Snaps
9 November 2022

Poland: Rates unchanged despite a more hawkish statement

The main reference rate was left at 6.75%, against the consensus of a 25 basis point hike. The Monetary Policy Council argued that the expected economic slowdown and monetary tightening, local and elsewhere, should gradually bring inflation back to target

We see the National Bank of Poland pushing the reference rate to 6.5% in 2022 and 7.5% in 2023 

After the MPC decision, tomorrow's conference by National Bank of Poland President Glapiński is even more important. Thus far, Glapiński has clearly held back on declaring the end of the tightening cycle and that should remain so tomorrow. Otherwise, the Polish zloty may suffer even more. The MPC's decision doesn’t help to rebuild investor confidence in Polish government bonds. In our view, the strong weakening of Polish debt, with 10-year yields peaking at 9% in October, was not only due to investor concerns about the high borrowing needs of the budget in 2023, but also was caused by the belief that inflation will remain persistently high, necessitating future hikes.

The MPC statement sounded more hawkish and CPI projections were revised up

The tone of the November post-meeting statement is relatively hawkish given the lack of a decision on a rate hike. In the passage on inflation, attention was drawn not only to commodity shocks, but in first instance the second-round effects (the transmission of high corporate costs to final prices) and demand pressures are mentioned as CPI drivers. Both of these factors increase core inflation.

The second important change is in the projections. The NBP's expected economic growth in 2023-2024 has been slightly lowered, while the inflation path was revised up, above the July scenario. It is worth bearing in mind, however, that the July projection assumed the expiration of the Anti-Inflation Shield (VAT and excise tax cuts on electricity, gas, heating, fuel and food, among others) in October of this year. According to NBP Deputy Chairman M. Kightley, the November projection assumes the freezing of energy prices announced by the government and the maintenance of the Inflation Shield in 2023. Despite such assumptions and lower GDP growth, the inflation path went up.

Still, the MPC's conclusion has not changed.
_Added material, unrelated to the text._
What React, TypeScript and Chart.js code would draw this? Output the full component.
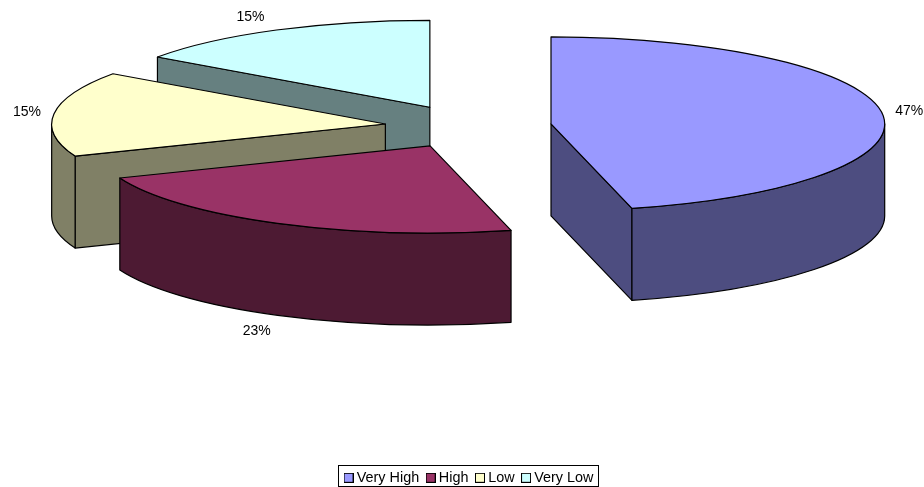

The Council believes that the rate hikes made so far, as well as the slowdown of the economy, should support a decline in inflation, towards the NBP's inflation target. The MPC also hopes that low inflation should be supported by an external slowdown and rate hikes by major central banks. At the same time, it acknowledged that inflation should remain high in the short term, with a gradual return to the target.

Comparison of NBP projections

We do not know the quarterly backdrop of the CPI projections, but the average of the ranges for the annual data suggest that inflation will not approach the target until 2025, so an extended period of elevated inflation lies ahead. The fact that inflation is unlikely to return to the NBP's target within the monetary policy horizon (4-7 quarters) suggests that there is still room for tightening.

NBP rates remained unchanged for the second consecutive month, but this does not look like the formal end of the hike cycle. In its statement, the MPC said that further decisions should depend on incoming information on inflation and economic activity. At tomorrow's conference, the NBP president should rather refrain from declaring the end of the tightening cycle.

Our inflation and rates view

Inflation risks remain high, and the peak in inflation is still ahead of us. In our view, it will occur in February 2023 at around 20%. Also, the NBP is no longer talking about inflation stabilisation in the second half of 2022, but sees CPI peaking in early 2023, as do we.

Over the course of 2023, CPI is expected to drop from 20% year-on-year to below 10%, but in 2024, inflation should remain stubbornly high. Our models indicate that even a slowdown in GDP to around 1-1.5% YoY in 2023 will not bring inflation even close to the NBP's target of 2.5% YoY. We see strong second-round effects (easy pass-through of corporate costs to retail prices), high inflation expectations of companies and households. The experience of other countries where inflation expectations were "deanchored" and the price spiral was set in motion shows that in order to combat stubbornly high inflation, a decisive tightening of the policy mix, i.e. monetary and fiscal policy, was necessary.

Therefore, either further rate hikes or strong fiscal tightening await us in 2024. The ultimate cost of fighting long-term high inflation will be higher than if the tightening of the policy mix were greater today.

The post-meeting statement indicates that the NBP rather targets a reversal of the inflation trend and want to facilitate a soft landing for the economy rather than bring inflation down to 2.5% as quickly as possible. Such a strategy raises the risk of perpetuating high inflation expectations, and this could entail higher costs of containing CPI in the future.